Appearing on Sunday evening’s (February 5th) show, mum of two Angela left without investment but says she left smiling nonetheless.
Establishing the firm in 2010, Lingotot now teaches more than 10,000 children each week through a growing franchise network. Determined to scale the business further, Angela entered the Den looking to raise £50k in exchange for a 10% stake in her company.
Despite being supported by a team of Lingotot students, who sang to the Dragons in four different languages, Angela missed out on investment although received encouraging words from the panel.
Angela had hoped to bring a Dragon on board to boost her overseas plans but the investors did not share her optimism for international expansion.
Instead, the panel encouraged the North East entrepreneur to continue to grow her successful UK franchise model and recommended that she enlist the support of a close mentor, as opposed to seeking any sort of financial help.
Nevertheless, the business woman is determined to make a success of her international vision, recently-launching Lingotot Dubai.
Already attracting the interest of some of the largest independent school chains in the UAE, Angela plans to continue her Middle Eastern rollout and even has her eyes set on further expansion.
Angela, however, summed the experience up as something she would never forget, with the Den offering so much more than TV entertainment.

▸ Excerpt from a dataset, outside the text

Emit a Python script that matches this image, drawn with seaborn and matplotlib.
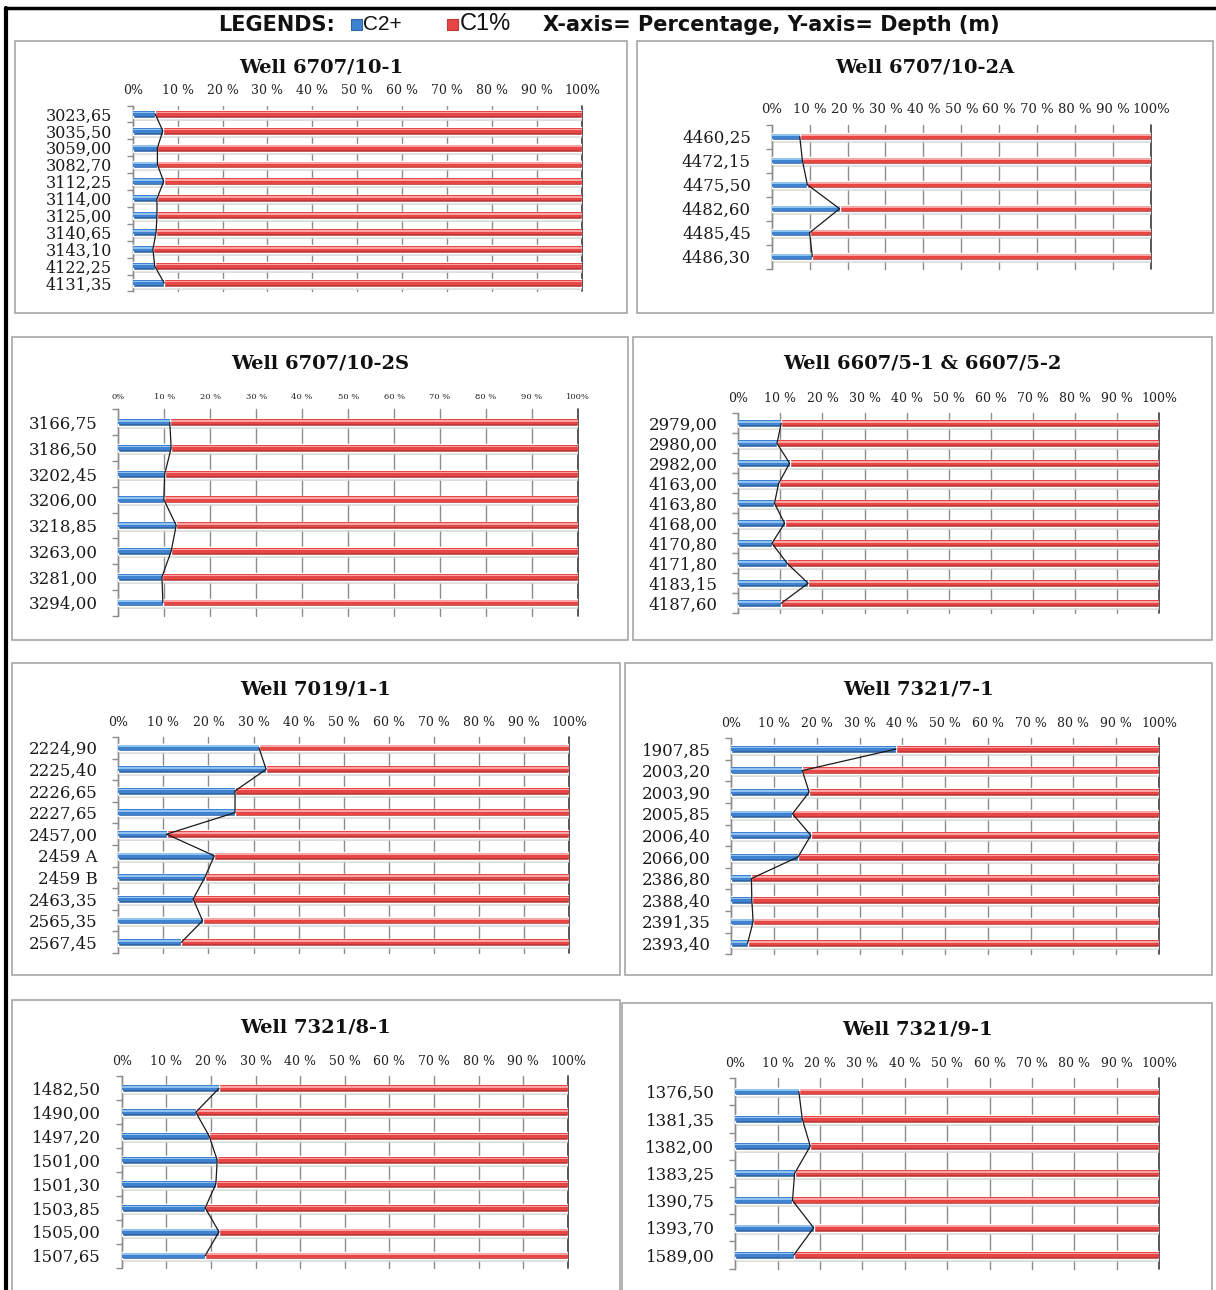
import numpy as np
import pandas as pd
import matplotlib
matplotlib.use("Agg")
import matplotlib.pyplot as plt
from matplotlib.patches import Rectangle
from matplotlib.lines import Line2D
from matplotlib.ticker import FixedLocator
import seaborn as sns

sns.set_theme(style="white")
plt.rcParams["font.family"] = ["DejaVu Serif"]

# ---------------------------------------------------------------- data
# C2+ share (%) of each sample; the remainder of each bar is C1 (%).
well_6707_10_1_depth = ["3023,65", "3035,50", "3059,00", "3082,70", "3112,25", "3114,00",
                        "3125,00", "3140,65", "3143,10", "4122,25", "4131,35"]
well_6707_10_1_c2 = [5.0, 6.7, 5.5, 5.5, 6.9, 5.4, 5.4, 5.2, 4.5, 4.9, 7.0]

well_6707_10_2a_depth = ["4460,25", "4472,15", "4475,50", "4482,60", "4485,45", "4486,30"]
well_6707_10_2a_c2 = [7.4, 8.1, 9.4, 17.9, 10.0, 10.7]

well_6707_10_2s_depth = ["3166,75", "3186,50", "3202,45", "3206,00", "3218,85", "3263,00",
                         "3281,00", "3294,00"]
well_6707_10_2s_c2 = [11.2, 11.5, 10.1, 9.9, 12.6, 11.5, 9.5, 9.7]

well_6607_5_depth = ["2979,00", "2980,00", "2982,00", "4163,00", "4163,80", "4168,00",
                     "4170,80", "4171,80", "4183,15", "4187,60"]
well_6607_5_c2 = [10.2, 9.2, 12.2, 9.6, 8.6, 11.0, 8.0, 11.6, 16.6, 10.2]

well_7019_1_1_depth = ["2224,90", "2225,40", "2226,65", "2227,65", "2457,00", "2459 A",
                       "2459 B", "2463,35", "2565,35", "2567,45"]
well_7019_1_1_c2 = [31.2, 32.8, 25.9, 25.9, 10.7, 21.3, 19.2, 16.6, 18.7, 14.0]

well_7321_7_1_depth = ["1907,85", "2003,20", "2003,90", "2005,85", "2006,40", "2066,00",
                       "2386,80", "2388,40", "2391,35", "2393,40"]
well_7321_7_1_c2 = [38.5, 16.6, 18.2, 14.3, 18.6, 15.6, 4.7, 4.8, 5.1, 3.8]

well_7321_8_1_depth = ["1482,50", "1490,00", "1497,20", "1501,00", "1501,30", "1503,85",
                       "1505,00", "1507,65"]
well_7321_8_1_c2 = [21.8, 16.6, 19.6, 21.4, 21.1, 18.7, 21.8, 18.7]

well_7321_9_1_depth = ["1376,50", "1381,35", "1382,00", "1383,25", "1390,75", "1393,70",
                       "1589,00"]
well_7321_9_1_c2 = [15.0, 15.8, 17.7, 14.0, 13.5, 18.5, 13.8]

x_ticks = [0, 10, 20, 30, 40, 50, 60, 70, 80, 90, 100]
x_tick_labels = ["0%", "10 %", "20 %", "30 %", "40 %", "50 %", "60 %", "70 %",
                 "80 %", "90 %", "100%"]

# ---------------------------------------------------------------- layout
W, H = 1216, 1290
fig = plt.figure(figsize=(W / 100, H / 100), dpi=100)
fig.patch.set_facecolor("white")

BLUE = "#3f82cf"
BLUE_HI = "#92c2f0"
BLUE_DK = "#3266a6"
RED = "#e84545"
RED_HI = "#f7a5a5"
RED_DK = "#bd3a3a"
GRID = "#8c8c8c"
BAR_PX = 7.5


def fx(x):
    return x / W


def fy(y):
    return 1 - y / H


panels = [
    dict(title="Well 6707/10-1", depth=well_6707_10_1_depth, c2=well_6707_10_1_c2,
         box=(15, 41, 627, 313), x0=132.7, x100=582, y1=114, y2=283, ty=67,
         yfs=11.5, xfs=9.0),
    dict(title="Well 6707/10-2A", depth=well_6707_10_2a_depth, c2=well_6707_10_2a_c2,
         box=(637, 41, 1213, 313), x0=771.7, x100=1151, y1=136.7, y2=256.7, ty=67,
         yfs=12.0, xfs=9.5),
    dict(title="Well 6707/10-2S", depth=well_6707_10_2s_depth, c2=well_6707_10_2s_c2,
         box=(12, 337, 628, 640), x0=118.3, x100=578, y1=422.3, y2=602.7, ty=363,
         yfs=12.0, xfs=6.0),
    dict(title="Well 6607/5-1 & 6607/5-2", depth=well_6607_5_depth, c2=well_6607_5_c2,
         box=(633, 337, 1212, 640), x0=738.3, x100=1159, y1=423.3, y2=603.3, ty=363,
         yfs=12.0, xfs=9.0),
    dict(title="Well 7019/1-1", depth=well_7019_1_1_depth, c2=well_7019_1_1_c2,
         box=(12, 663, 620, 975), x0=118.3, x100=569, y1=747.7, y2=942.3, ty=689,
         yfs=12.0, xfs=9.0),
    dict(title="Well 7321/7-1", depth=well_7321_7_1_depth, c2=well_7321_7_1_c2,
         box=(625, 663, 1212, 975), x0=731.3, x100=1159, y1=749, y2=943.3, ty=689,
         yfs=12.0, xfs=9.0),
    dict(title="Well 7321/8-1", depth=well_7321_8_1_depth, c2=well_7321_8_1_c2,
         box=(12, 1000, 620, 1296), x0=121.7, x100=568, y1=1088.3, y2=1255.7, ty=1027,
         yfs=12.0, xfs=9.0),
    dict(title="Well 7321/9-1", depth=well_7321_9_1_depth, c2=well_7321_9_1_c2,
         box=(622, 1003, 1212, 1296), x0=735.3, x100=1159, y1=1091.7, y2=1255, ty=1029,
         yfs=12.0, xfs=9.0),
]

for p in panels:
    # panel frame and title
    bx0, by0, bx1, by1 = p["box"]
    fig.patches.append(Rectangle((fx(bx0), fy(by1)), fx(bx1 - bx0), (by1 - by0) / H,
                                 transform=fig.transFigure, fill=False,
                                 edgecolor="#a6a6a6", linewidth=1.2, zorder=0))
    fig.text(fx((bx0 + bx1) / 2), fy(p["ty"]), p["title"], ha="center", va="center",
             fontsize=14, fontweight="bold", color="#111111")

    depth = p["depth"]
    c2 = np.array(p["c2"])
    c1 = 100 - c2
    n = len(depth)
    step = (p["y2"] - p["y1"]) / (n - 1)
    top = p["y1"] - step / 2
    bottom = p["y2"] + step / 2
    ax = fig.add_axes([fx(p["x0"]), fy(bottom), fx(p["x100"] - p["x0"]), (bottom - top) / H])
    ax.set_facecolor("none")
    frac = BAR_PX / step

    df = pd.DataFrame({"depth": depth, "C2+": c2, "C1%": c1})
    df["total"] = df["C2+"] + df["C1%"]
    pos = np.arange(n)

    # soft shadow under each cylinder
    ax.barh(pos + frac * 0.6, df["total"], height=frac * 0.6, color="#d6d6d6",
            alpha=0.8, linewidth=0, zorder=1)

    # C1% part (full stack) and C2+ part, drawn as shaded cylinders
    sns.barplot(data=df, x="total", y="depth", orient="h", color=RED_DK, width=frac,
                saturation=1, errorbar=None, ax=ax, zorder=2)
    ax.barh(pos - frac * 0.08, df["total"], height=frac * 0.68, color=RED,
            linewidth=0, zorder=3)
    ax.barh(pos - frac * 0.2, df["total"], height=frac * 0.22, color=RED_HI,
            linewidth=0, zorder=3)
    sns.barplot(data=df, x="C2+", y="depth", orient="h", color=BLUE_DK, width=frac,
                saturation=1, errorbar=None, ax=ax, zorder=4)
    ax.barh(pos - frac * 0.08, df["C2+"], height=frac * 0.68, color=BLUE,
            linewidth=0, zorder=5)
    ax.barh(pos - frac * 0.2, df["C2+"], height=frac * 0.22, color=BLUE_HI,
            linewidth=0, zorder=5)

    # boundary line between C2+ and C1
    ax.plot(df["C2+"], pos, color="#1a1a1a", linewidth=0.9, zorder=6)

    # vertical gridlines every 10 %
    for t in x_ticks[:-1]:
        ax.axvline(t, color=GRID, linewidth=1.0, zorder=0.5, clip_on=False)
    ax.axvline(100, color="#3a3a3a", linewidth=1.2, zorder=0.5, clip_on=False)

    ax.set_xlim(0, 100)
    ax.set_ylim(n - 0.5, -0.5)
    ax.set_xlabel("")
    ax.set_ylabel("")
    ax.xaxis.tick_top()
    ax.set_xticks(x_ticks)
    ax.set_xticklabels(x_tick_labels, fontsize=p["xfs"], color="#222222")
    ax.tick_params(axis="x", length=0, pad=6)
    ax.set_yticks(pos)
    ax.set_yticklabels(depth, fontsize=p["yfs"], color="#1a1a1a")
    ax.tick_params(axis="y", which="major", length=0, pad=15)
    ax.yaxis.set_minor_locator(FixedLocator(np.arange(-0.5, n, 1.0)))
    ax.tick_params(axis="y", which="minor", length=4, width=1, color=GRID, left=True)
    for s in ["top", "right", "bottom"]:
        ax.spines[s].set_visible(False)
    ax.spines["left"].set_color(GRID)
    ax.spines["left"].set_linewidth(1.0)
    ax.grid(False)

# ---------------------------------------------------------------- header
fig.text(fx(218), fy(25), "LEGENDS:", ha="left", va="center", fontsize=15,
         fontweight="bold", family="DejaVu Sans", color="#111111")
fig.patches.append(Rectangle((fx(351), fy(30)), fx(11), 11 / H, transform=fig.transFigure,
                             facecolor=BLUE, edgecolor=BLUE_DK, linewidth=0.8))
fig.text(fx(363), fy(24), "C2+", ha="left", va="center", fontsize=15,
         family="Liberation Sans", color="#111111")
fig.patches.append(Rectangle((fx(447), fy(30)), fx(11), 11 / H, transform=fig.transFigure,
                             facecolor=RED, edgecolor=RED_DK, linewidth=0.8))
fig.text(fx(460), fy(24), "C1%", ha="left", va="center", fontsize=17,
         family="Liberation Sans", color="#111111")
fig.text(fx(543), fy(25), "X-axis= Percentage, Y-axis= Depth (m)", ha="left",
         va="center", fontsize=15, fontweight="bold", family="DejaVu Sans",
         color="#111111")

# outer frame (left and top edges)
fig.lines.append(Line2D([fx(6), fx(6)], [fy(8), fy(1290)], transform=fig.transFigure,
                        color="black", linewidth=3))
fig.lines.append(Line2D([fx(5), fx(1216)], [fy(8), fy(8)], transform=fig.transFigure,
                        color="black", linewidth=2.5))

fig.savefig("out.png", dpi=100, facecolor="white")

She explained: “They say hindsight is a great thing, but the Dragons were totally right not to offer me the investment I asked for as it’s not money that the business needs right now.
“I entered the den feeling frustrated; I knew the business could be even bigger and better but I didn’t feel fully equipped to take it to the next level on my own. I’ve listened to their advice and have since found the right support to take the business to the next level.”

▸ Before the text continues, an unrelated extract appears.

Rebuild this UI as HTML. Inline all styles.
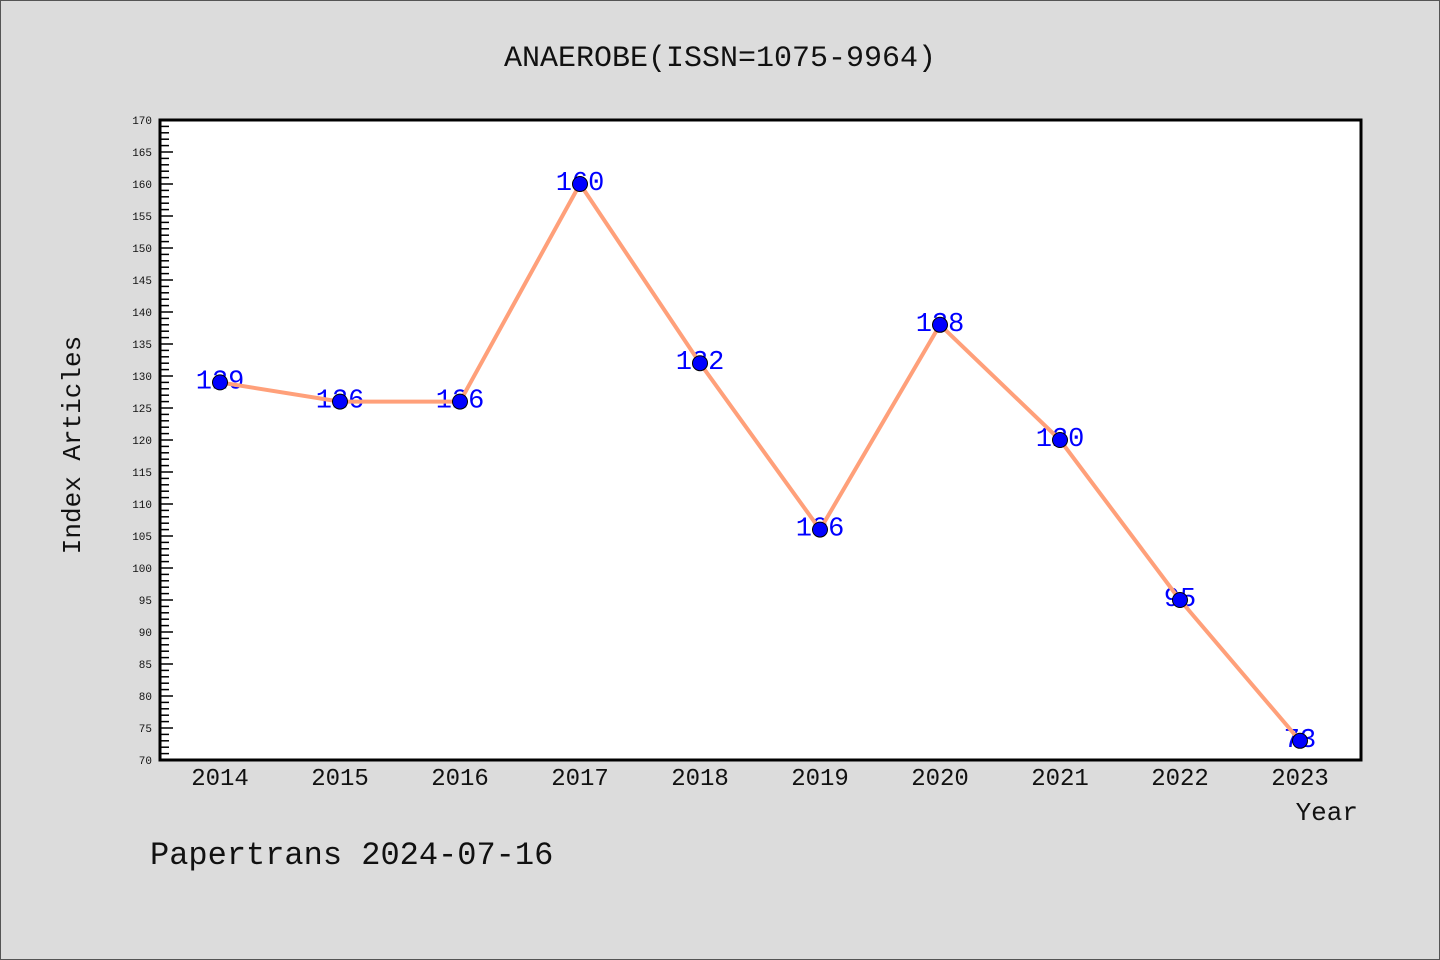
<!DOCTYPE html>
<html><head><meta charset="utf-8"><style>
html,body{margin:0;padding:0;background:#dcdcdc;}
svg{display:block;font-family:"Liberation Mono","DejaVu Sans Mono",monospace;}
</style></head><body>
<svg id="c" width="1440" height="960">
<rect x="0.5" y="0.5" width="1439" height="959" fill="#dcdcdc" stroke="#555"/>
<text x="720" y="66" text-anchor="middle" font-size="30" fill="#111">ANAEROBE(ISSN=1075-9964)</text>
<rect x="160" y="120" width="1201" height="640" fill="#fff"/>
<g id="ticks"></g>
<g id="xt"></g>
<g id="labels"></g>
<polyline id="line" fill="none" stroke="#ffa07a" stroke-width="4" stroke-linejoin="round"/>
<g id="dots"></g>
<rect x="160" y="120" width="1201" height="640" fill="none" stroke="#000" stroke-width="3"/>
<text x="80" y="445" transform="rotate(-90 80 445)" text-anchor="middle" font-size="26" fill="#111">Index Articles</text>
<text x="1358" y="820" text-anchor="end" font-size="26" fill="#111">Year</text>
<text x="150" y="864" font-size="32" fill="#111">Papertrans 2024-07-16</text>
</svg>
<script>
const years=["2014","2015","2016","2017","2018","2019","2020","2021","2022","2023"];
const values=[129,126,126,160,132,106,138,120,95,73];
const yMin=70,yMax=170;
const NS="http://www.w3.org/2000/svg";
function xS(i){return 220+i*120;}
function yS(v){return 760-(v-yMin)*640/(yMax-yMin);}
function mk(t,a,p){const e=document.createElementNS(NS,t);for(const k in a)e.setAttribute(k,a[k]);p.appendChild(e);return e;}
const tg=document.getElementById('ticks');
for(let v=yMin;v<=yMax;v++){
  const y=yS(v),major=v%5===0;
  const l=mk('line',{x1:160,x2:major?173:169,y1:y,y2:y,stroke:'#000','stroke-width':1.5},tg);
  
  
  if(major){const t=mk('text',{x:152,y:y+4,'text-anchor':'end','font-size':11,fill:'#111'},tg);t.textContent=v;
  
  }
}
const xg=document.getElementById('xt'),lg=document.getElementById('labels'),dg=document.getElementById('dots');
const pts=[];
years.forEach((yr,i)=>{
  const x=xS(i),y=yS(values[i]);pts.push(x+','+y);
  const t=mk('text',{x:x,y:785,'text-anchor':'middle','font-size':24,fill:'#111'},xg);t.textContent=yr;
  
  
  const l=mk('text',{x:x,y:y+6,'text-anchor':'middle','font-size':27,fill:'#0000ff'},lg);l.textContent=values[i];
  
  
  const c=mk('circle',{cx:x,cy:y,r:7.5,fill:'#0000ff',stroke:'#000','stroke-width':1},dg);
  
  
});
document.getElementById('line').setAttribute('points',pts.join(' '));
</script>
</body></html>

On Lingotot’s future, she said: “Yes, in some ways I have gone against their advice when it comes to international expansion plans but the Dragons certainly helped me to establish a much clearer picture of the opportunities and threats of operating Lingotot overseas.
“I know that foreign lands are not necessarily paved with gold and the figures that I quoted were not realistic but I can certainly see real opportunities for the business to flourish and I am pursuing a number of different options whilst continuing to grow the successful UK franchise network.”
Lingotot now operates 40 franchises around the UK together with Lingotot Dubai and is currently working closely with the Government’s Department of International Trade in an attempt to export the model further across the globe.